In no event shall VPC or Buyer be liable to the other or their respective affiliates for incidental, consequential, indirect, punitive, or special loss or damages of any kind, including but not limited to lost revenues, lost profits, loss of goodwill or lost production, however caused, whether based on contract, tort (including negligence) or any other legal theory. VPC’s total liability in damages or otherwise to Buyer and its affiliates shall not exceed payments received by VPC for the unit of Product furnished or to be furnished resulting in the loss or damage claimed. 

8. FORCE MAJEURE.

Neither VPC, nor Buyer shall be liable to the another for failure to perform any obligation under the Contract to the extent such failure to perform is due to labor unrest, riot, war, fire, accident, weather or other natural disasters, lack of energy supplies, supplier delays, compliance with law, failure to obtain all necessary licenses, permits or approvals after reasonable efforts, or any unforeseen circumstances or other causes beyond such party’s reasonable control. 

9. SOLE TERMS.

These Terms and the Contract Documents of which they are a part set forth the entire agreement between VPC and Buyer with respect to their subject matter and supersede all previous written or oral agreements and understandings between VPC and Buyer.

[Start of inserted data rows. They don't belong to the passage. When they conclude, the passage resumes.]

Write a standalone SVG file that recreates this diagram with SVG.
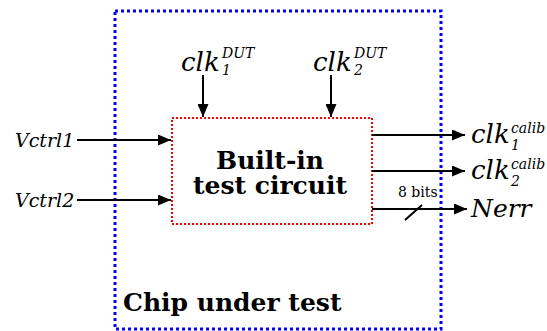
<svg xmlns="http://www.w3.org/2000/svg" width="547" height="331" viewBox="0 0 547 331">
<style>
.lbl{font-family:"DejaVu Serif",serif;font-style:italic;fill:#000}
.big{font-size:26px}
.sm{font-size:14px}
.v{font-size:19px}
.bold{font-family:"DejaVu Serif",serif;font-weight:bold;font-size:25px;fill:#000}
.wire{stroke:#000;stroke-width:2;fill:none}
</style>
<defs>
<marker id="ah" markerWidth="13" markerHeight="11" refX="13" refY="5.5" orient="auto" markerUnits="userSpaceOnUse">
<path d="M0,0 L13,5.5 L0,11 Z" fill="#000"/>
</marker>
</defs>
<g id="chip">
<rect x="115" y="11" width="326" height="318" fill="none" stroke="#0000ff" stroke-width="3" stroke-dasharray="3,3"/>
<text class="bold" x="123" y="311">Chip under test</text>
</g>
<g id="bist">
<rect x="172" y="118" width="200" height="106" fill="none" stroke="#ff0000" stroke-width="2" stroke-dasharray="2,2"/>
<text class="bold" x="270" y="169" text-anchor="middle">Built-in</text>
<text class="bold" x="270" y="194" text-anchor="middle">test circuit</text>
</g>
<g id="clk1dut">
<text class="lbl big" x="181" y="71">clk</text>
<text class="lbl sm" x="222" y="58">DUT</text>
<text class="lbl sm" x="222" y="75">1</text>
</g>
<g id="clk2dut">
<text class="lbl big" x="313" y="71">clk</text>
<text class="lbl sm" x="354" y="58">DUT</text>
<text class="lbl sm" x="354" y="75">2</text>
</g>
<g id="vctrl1"><text class="lbl v" x="15" y="147">Vctrl1</text></g>
<g id="vctrl2"><text class="lbl v" x="15" y="207">Vctrl2</text></g>
<g id="clk1calib">
<text class="lbl big" x="471" y="143">clk</text>
<text class="lbl sm" x="511" y="133">calib</text>
<text class="lbl sm" x="511" y="150">1</text>
</g>
<g id="clk2calib">
<text class="lbl big" x="471" y="179">clk</text>
<text class="lbl sm" x="511" y="169">calib</text>
<text class="lbl sm" x="511" y="186">2</text>
</g>
<g id="nerr"><text class="lbl" font-size="25" x="471" y="217">Nerr</text></g>
<g id="connectors">
<line class="wire" x1="203" y1="75" x2="203" y2="117" marker-end="url(#ah)"/>
<line class="wire" x1="331" y1="75" x2="331" y2="117" marker-end="url(#ah)"/>
<line class="wire" x1="77" y1="140" x2="171" y2="140" marker-end="url(#ah)"/>
<line class="wire" x1="77" y1="200" x2="171" y2="200" marker-end="url(#ah)"/>
<line class="wire" x1="372" y1="135" x2="465" y2="135" marker-end="url(#ah)"/>
<line class="wire" x1="372" y1="171" x2="465" y2="171" marker-end="url(#ah)"/>
<line class="wire" x1="372" y1="209" x2="467" y2="209" marker-end="url(#ah)"/>
<line class="wire" x1="405" y1="220" x2="422" y2="205"/>
<text x="398" y="197" font-family="DejaVu Serif,serif" font-size="14" fill="#000">8 bits</text>
</g>
</svg>
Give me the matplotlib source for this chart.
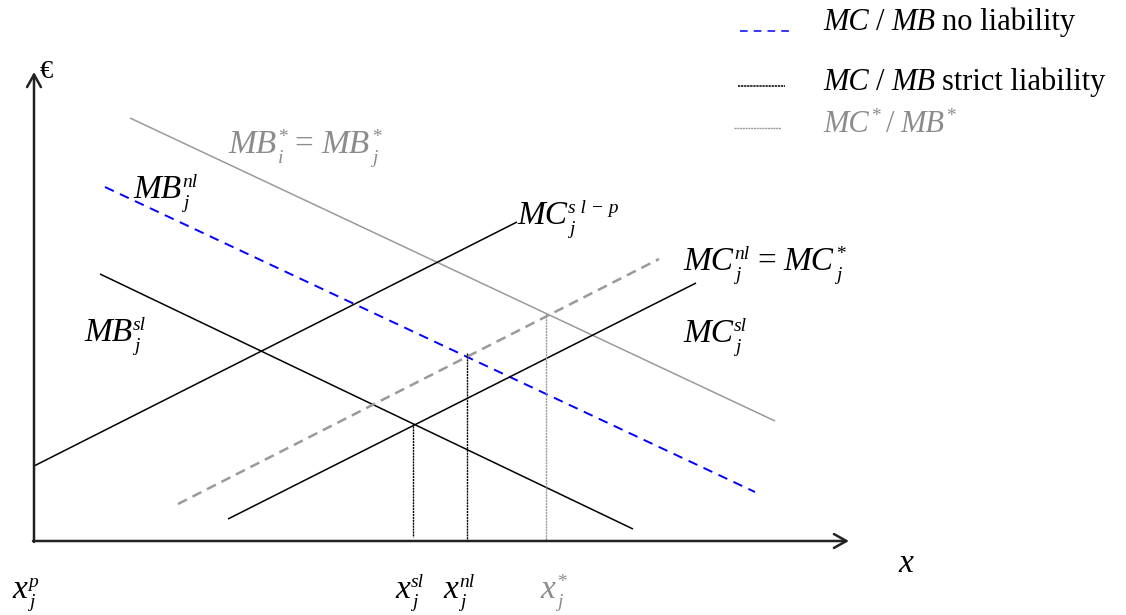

These Terms and the Contract Documents may not be amended nor may compliance with any provision herein or therein be waived, except by a written document duly and validly executed by both VPC and Buyer, or in the case of a waiver, the party waiving compliance. Any part of these Terms held to be void, invalid or unenforceable shall be treated as severable, leaving valid the remaining Terms. 

10. GOVERNING LAW; DISPUTES.

If this Contract concerns the sale of Products to be delivered to U.S. destinations, it shall be governed by the laws of the State of California, U.S.A. (excluding choice of law rules and the provisions of the Convention for the International Sale of Goods (CISG)). Any dispute or claim arising out, relating to or in connection with such a Contract shall be resolved exclusively by final, binding arbitration pursuant to the American Arbitration Association, provided that, VPC may seek injunctive or other relief in any court of law in order to prevent any unauthorized copying, disclosure, use, retention or distribution of its intellectual property. If this Contract concerns the sale of Products to be delivered to non-U.S. destinations, it shall be governed by CISG and (for issues not addressed by CISG) by local law applied pursuant to choice of law rules or mutual agreement of the parties and any disputes or claims may be resolved in any court of competent jurisdiction.